Glynne Hiller Woolfenden

authorStaff Writer on Jan 10, 2022

Writer Glynne Hiller Woolfenden died peacefully in her Sag Harbor home on January 6, 2022. She was 98.

She was an adored mother, grandmother, and great-grandmother, as well as a treasured friend to many, according to her family. Born on September 24, 1923, she was given the name Gladys Mishan, but she didn’t like her first name and at 13 invented the name “Glynne” for herself. She was the youngest of five and spent her early life in Manchester, England, excelling at hockey, lacrosse, cricket and tennis. She remained athletic throughout her life.

Her family moved to New York during World War II, and at the age of 17, she married Joseph Nahem just before he went to war. She took classes at NYU, from which she later got a BA in literature. She and her beloved sister, Sally Weinraub, wrote a newspaper for the soldiers at war, providing news from the Syrian Jewish community of Brooklyn. Nahem returned from the war, and the couple had a daughter, Catherine.

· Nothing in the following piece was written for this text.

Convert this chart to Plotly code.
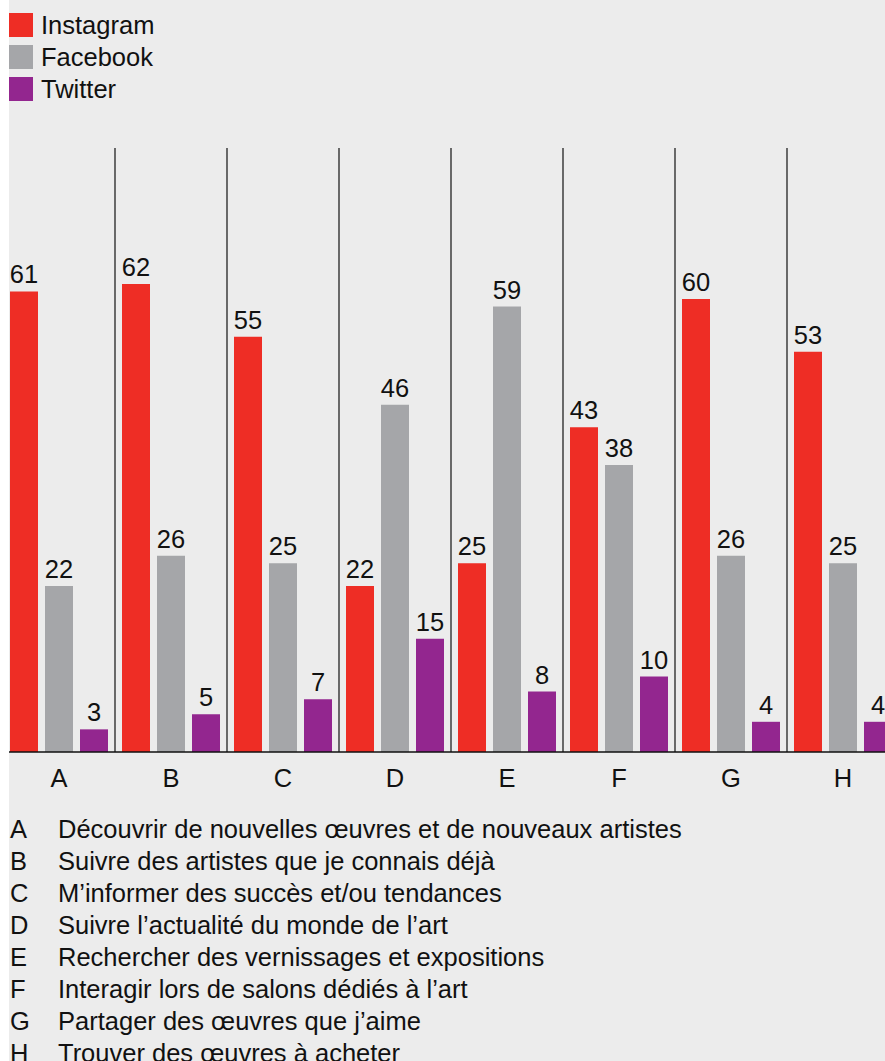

Then they all went to Paris so he could study the French philosopher Diderot under the G.I. Bill. She took classes at the Sorbonne and fell in love with Paris. It was a bittersweet time, for she soon separated from her husband and lived independently with her daughter. She writes of this exhilarating period in her recent (2018) memoir, “Passport to Paris” (Heliotrope Books), a surprisingly racy narrative, given that the author was then 95. She always took pleasure in the senses: hot tea, cool swims, lemony soups, soft sweaters, and the blue waters she gazed at from her Sag Harbor home.

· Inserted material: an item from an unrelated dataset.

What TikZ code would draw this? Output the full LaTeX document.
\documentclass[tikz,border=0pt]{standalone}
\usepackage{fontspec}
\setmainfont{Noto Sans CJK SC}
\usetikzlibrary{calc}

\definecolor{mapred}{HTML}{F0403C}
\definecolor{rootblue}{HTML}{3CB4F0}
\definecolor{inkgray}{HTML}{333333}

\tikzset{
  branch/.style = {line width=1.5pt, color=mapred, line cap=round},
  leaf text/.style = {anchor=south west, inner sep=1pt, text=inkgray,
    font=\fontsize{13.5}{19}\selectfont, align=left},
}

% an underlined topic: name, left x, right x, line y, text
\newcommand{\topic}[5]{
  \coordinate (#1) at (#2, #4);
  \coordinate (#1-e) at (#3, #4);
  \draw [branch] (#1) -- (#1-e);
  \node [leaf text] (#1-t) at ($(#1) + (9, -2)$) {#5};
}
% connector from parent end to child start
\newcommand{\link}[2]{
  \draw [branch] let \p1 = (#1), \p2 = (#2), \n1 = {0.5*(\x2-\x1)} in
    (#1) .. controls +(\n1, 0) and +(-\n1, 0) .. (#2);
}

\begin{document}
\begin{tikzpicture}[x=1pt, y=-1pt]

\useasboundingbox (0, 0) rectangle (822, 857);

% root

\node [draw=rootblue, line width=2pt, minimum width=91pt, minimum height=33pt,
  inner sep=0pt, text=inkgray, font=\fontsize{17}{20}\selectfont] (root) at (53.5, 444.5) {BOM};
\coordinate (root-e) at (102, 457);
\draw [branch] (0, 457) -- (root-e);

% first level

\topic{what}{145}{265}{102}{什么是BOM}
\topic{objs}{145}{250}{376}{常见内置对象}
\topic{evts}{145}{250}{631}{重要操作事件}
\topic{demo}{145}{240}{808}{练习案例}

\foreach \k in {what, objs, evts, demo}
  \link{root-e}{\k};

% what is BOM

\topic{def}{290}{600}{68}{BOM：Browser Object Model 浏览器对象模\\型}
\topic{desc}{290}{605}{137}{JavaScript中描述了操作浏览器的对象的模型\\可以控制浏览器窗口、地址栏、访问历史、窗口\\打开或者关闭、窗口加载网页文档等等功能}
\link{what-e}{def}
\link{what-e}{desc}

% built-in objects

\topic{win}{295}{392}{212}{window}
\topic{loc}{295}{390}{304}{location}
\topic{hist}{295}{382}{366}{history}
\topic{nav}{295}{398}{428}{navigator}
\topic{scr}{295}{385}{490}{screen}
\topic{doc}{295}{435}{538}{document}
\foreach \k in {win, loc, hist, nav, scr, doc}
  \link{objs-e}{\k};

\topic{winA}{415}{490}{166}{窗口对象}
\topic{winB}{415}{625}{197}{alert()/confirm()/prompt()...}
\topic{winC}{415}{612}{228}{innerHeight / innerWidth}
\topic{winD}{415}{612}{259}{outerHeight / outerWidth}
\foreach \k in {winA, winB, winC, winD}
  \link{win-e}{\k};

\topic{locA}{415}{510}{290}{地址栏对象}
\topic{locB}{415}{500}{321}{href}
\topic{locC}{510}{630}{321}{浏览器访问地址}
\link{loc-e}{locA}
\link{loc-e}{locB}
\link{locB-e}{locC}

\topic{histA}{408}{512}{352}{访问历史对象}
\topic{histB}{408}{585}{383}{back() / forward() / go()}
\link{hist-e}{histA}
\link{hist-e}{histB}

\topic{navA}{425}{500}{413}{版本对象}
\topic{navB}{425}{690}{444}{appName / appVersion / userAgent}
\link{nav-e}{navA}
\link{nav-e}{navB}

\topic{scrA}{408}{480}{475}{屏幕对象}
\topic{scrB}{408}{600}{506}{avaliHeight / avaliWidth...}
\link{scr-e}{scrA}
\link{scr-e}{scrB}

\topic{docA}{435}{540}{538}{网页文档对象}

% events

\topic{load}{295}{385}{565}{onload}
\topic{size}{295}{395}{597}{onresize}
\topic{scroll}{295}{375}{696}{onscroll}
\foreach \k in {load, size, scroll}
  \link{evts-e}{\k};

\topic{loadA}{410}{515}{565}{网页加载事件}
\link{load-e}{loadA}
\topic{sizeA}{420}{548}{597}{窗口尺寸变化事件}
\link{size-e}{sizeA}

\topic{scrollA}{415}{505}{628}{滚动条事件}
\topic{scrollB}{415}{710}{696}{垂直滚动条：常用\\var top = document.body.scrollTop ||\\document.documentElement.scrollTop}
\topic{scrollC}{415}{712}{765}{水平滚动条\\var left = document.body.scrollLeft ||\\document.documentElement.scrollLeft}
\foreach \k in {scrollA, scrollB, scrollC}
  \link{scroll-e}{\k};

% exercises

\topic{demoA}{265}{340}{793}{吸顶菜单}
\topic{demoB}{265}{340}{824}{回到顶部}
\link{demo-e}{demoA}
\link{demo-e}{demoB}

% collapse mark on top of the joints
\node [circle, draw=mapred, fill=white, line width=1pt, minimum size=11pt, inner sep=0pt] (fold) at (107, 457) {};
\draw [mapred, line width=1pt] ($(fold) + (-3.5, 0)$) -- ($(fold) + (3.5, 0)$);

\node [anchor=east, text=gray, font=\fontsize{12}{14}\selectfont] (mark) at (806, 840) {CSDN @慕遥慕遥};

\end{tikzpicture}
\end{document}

In the early ’50s, she returned to New York, where she lived in Greenwich Village for several years. A Francophile for life, she met her second husband, Antoine Hiller, at the Alliance Francaise, and in 1957, they moved to Park Slope, Brooklyn, and had a daughter, Colette. During this time, she worked as the beauty editor for American Girl magazine. She also wrote other features and the good grooming book for teens, “Put Your Best Look Forward.”

In 1957, she began spending summers in Noyac, where she soon bought a cottage. She married her third husband, Brian Woolfenden, in 1969. They lived in Larchmont, New York, for some 35 years. She earned a master’s degree at Manhattanville College and began giving courses on the French writer Colette at the New School in Manhattan. She was a lifelong devotee of Colette and wrote articles about her for the New York Times Magazine and the Washington Post, as well as a script for a Colette series for CBS Cable, which she worked on at the Rockefeller Foundation Bellagio Center in Italy.

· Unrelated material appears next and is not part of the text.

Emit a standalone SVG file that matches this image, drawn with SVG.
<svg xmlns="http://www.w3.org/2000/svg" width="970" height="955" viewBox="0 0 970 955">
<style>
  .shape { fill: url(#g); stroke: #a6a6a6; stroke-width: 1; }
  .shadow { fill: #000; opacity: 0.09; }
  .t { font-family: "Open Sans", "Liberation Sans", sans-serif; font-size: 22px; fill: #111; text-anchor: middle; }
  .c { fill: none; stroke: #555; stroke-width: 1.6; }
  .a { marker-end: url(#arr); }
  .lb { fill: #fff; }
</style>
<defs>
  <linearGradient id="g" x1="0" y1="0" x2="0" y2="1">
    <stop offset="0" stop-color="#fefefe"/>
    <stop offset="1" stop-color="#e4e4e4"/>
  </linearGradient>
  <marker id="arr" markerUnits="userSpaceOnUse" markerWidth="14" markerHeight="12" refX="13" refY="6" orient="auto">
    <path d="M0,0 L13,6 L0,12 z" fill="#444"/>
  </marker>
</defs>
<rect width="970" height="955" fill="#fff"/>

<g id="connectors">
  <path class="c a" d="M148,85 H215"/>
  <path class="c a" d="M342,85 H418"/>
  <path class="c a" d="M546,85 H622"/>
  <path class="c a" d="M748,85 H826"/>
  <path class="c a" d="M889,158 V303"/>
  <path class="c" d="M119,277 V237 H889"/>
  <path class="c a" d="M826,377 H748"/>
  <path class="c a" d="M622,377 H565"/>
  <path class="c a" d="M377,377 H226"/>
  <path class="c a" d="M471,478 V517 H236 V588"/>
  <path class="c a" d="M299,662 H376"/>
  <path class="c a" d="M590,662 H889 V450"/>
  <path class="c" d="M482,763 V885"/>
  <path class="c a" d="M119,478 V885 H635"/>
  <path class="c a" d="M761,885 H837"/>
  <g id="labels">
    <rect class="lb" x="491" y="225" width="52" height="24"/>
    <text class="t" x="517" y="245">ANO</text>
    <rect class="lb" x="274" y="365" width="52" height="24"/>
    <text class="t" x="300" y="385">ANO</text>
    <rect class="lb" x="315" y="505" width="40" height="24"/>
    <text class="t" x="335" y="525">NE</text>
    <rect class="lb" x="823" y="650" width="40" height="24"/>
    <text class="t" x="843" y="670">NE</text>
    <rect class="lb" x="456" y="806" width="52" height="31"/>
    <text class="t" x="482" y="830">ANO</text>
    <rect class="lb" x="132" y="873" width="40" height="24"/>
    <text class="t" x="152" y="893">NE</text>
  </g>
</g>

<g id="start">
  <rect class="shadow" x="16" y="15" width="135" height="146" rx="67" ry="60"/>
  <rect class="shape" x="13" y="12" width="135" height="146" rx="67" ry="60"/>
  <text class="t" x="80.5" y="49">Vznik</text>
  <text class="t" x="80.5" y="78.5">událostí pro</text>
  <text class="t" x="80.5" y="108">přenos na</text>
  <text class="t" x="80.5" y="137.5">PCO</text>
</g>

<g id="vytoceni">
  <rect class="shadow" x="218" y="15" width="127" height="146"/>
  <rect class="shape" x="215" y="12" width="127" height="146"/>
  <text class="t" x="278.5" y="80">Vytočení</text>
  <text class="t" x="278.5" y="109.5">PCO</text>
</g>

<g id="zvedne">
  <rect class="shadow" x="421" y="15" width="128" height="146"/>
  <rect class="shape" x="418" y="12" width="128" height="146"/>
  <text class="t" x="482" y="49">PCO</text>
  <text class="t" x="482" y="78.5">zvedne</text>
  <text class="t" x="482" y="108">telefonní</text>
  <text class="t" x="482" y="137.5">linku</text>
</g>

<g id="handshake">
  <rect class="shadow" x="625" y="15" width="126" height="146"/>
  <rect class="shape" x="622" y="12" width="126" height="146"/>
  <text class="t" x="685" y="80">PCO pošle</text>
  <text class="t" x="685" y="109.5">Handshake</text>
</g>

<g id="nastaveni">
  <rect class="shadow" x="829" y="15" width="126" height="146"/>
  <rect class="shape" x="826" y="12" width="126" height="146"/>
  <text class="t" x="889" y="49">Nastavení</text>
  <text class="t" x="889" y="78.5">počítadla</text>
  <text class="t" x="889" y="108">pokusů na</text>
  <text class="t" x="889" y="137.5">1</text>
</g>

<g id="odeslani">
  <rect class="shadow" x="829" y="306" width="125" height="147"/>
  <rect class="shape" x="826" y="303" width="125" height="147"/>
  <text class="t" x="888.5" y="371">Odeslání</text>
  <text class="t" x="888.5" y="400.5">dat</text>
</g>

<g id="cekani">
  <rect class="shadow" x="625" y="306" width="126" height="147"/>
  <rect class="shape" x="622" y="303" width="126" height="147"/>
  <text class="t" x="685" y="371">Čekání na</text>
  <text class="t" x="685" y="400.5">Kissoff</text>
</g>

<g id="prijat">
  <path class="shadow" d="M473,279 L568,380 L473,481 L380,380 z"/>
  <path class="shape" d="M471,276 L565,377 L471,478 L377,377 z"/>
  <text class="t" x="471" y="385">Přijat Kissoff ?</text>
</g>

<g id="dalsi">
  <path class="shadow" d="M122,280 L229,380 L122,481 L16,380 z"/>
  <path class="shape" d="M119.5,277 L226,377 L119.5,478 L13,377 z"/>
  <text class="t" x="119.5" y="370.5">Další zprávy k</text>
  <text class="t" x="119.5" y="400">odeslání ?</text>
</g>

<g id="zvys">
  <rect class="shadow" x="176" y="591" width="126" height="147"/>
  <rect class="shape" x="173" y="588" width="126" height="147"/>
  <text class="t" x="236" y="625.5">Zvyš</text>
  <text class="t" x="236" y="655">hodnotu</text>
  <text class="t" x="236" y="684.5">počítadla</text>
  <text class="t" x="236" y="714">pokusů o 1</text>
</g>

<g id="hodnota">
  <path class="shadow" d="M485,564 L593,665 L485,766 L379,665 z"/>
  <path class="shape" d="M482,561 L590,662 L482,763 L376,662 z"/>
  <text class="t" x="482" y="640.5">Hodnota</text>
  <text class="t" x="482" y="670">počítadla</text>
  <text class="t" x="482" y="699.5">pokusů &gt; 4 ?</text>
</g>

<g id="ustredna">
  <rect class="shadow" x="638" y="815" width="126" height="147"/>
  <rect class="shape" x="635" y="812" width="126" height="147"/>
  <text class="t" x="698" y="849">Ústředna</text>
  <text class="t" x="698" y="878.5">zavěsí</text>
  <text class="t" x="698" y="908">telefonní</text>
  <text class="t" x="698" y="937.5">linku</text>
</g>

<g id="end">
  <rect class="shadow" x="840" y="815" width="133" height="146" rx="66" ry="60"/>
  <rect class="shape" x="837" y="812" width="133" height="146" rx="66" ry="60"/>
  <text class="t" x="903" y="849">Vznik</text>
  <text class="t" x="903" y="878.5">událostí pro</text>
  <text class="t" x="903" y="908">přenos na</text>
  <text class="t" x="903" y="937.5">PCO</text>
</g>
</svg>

Woolfenden was also a champion for the environment. In Larchmont, in 1985, she mobilized her neighbors into passing the nation’s first legislation limiting noise from gardening equipment. The New York Times article about the effort (June 10, 1985) begins, “For Glynne Woolfenden, a writer, the neighborhood hasn’t been the same since those ‘snarling monsters’ moved in. ‘You’ll be walking down these lovely, tree-lined streets and all of a sudden the leaf blowers shatter the serenity of the area.’”

After she moved full-time to Sag Harbor in 1995, Woolfenden became an active member of the Ashawagh Hall writers’ group and began publishing pieces in the East Hampton Star. She was cherished for her vitality, originality, curiosity, humor, and beauty. Above all, she was the embodiment of charm, winning people over by the quality of her attention and response. And how she loved a good laugh.

She is survived by daughters Catherine and Colette Hiller, also writers; her grandchildren, Alex Warnow, Zachary (Amanda) Warnow, and Jonathan (Shadia Wood) Warnow, and Corin (Sam) Lane and Jordan Ryda; and great-grandchildren Zadie Warnow and Shafiqa Wood.

Services were held on January 9 at the Independent Jewish Cemetery in Sag Harbor.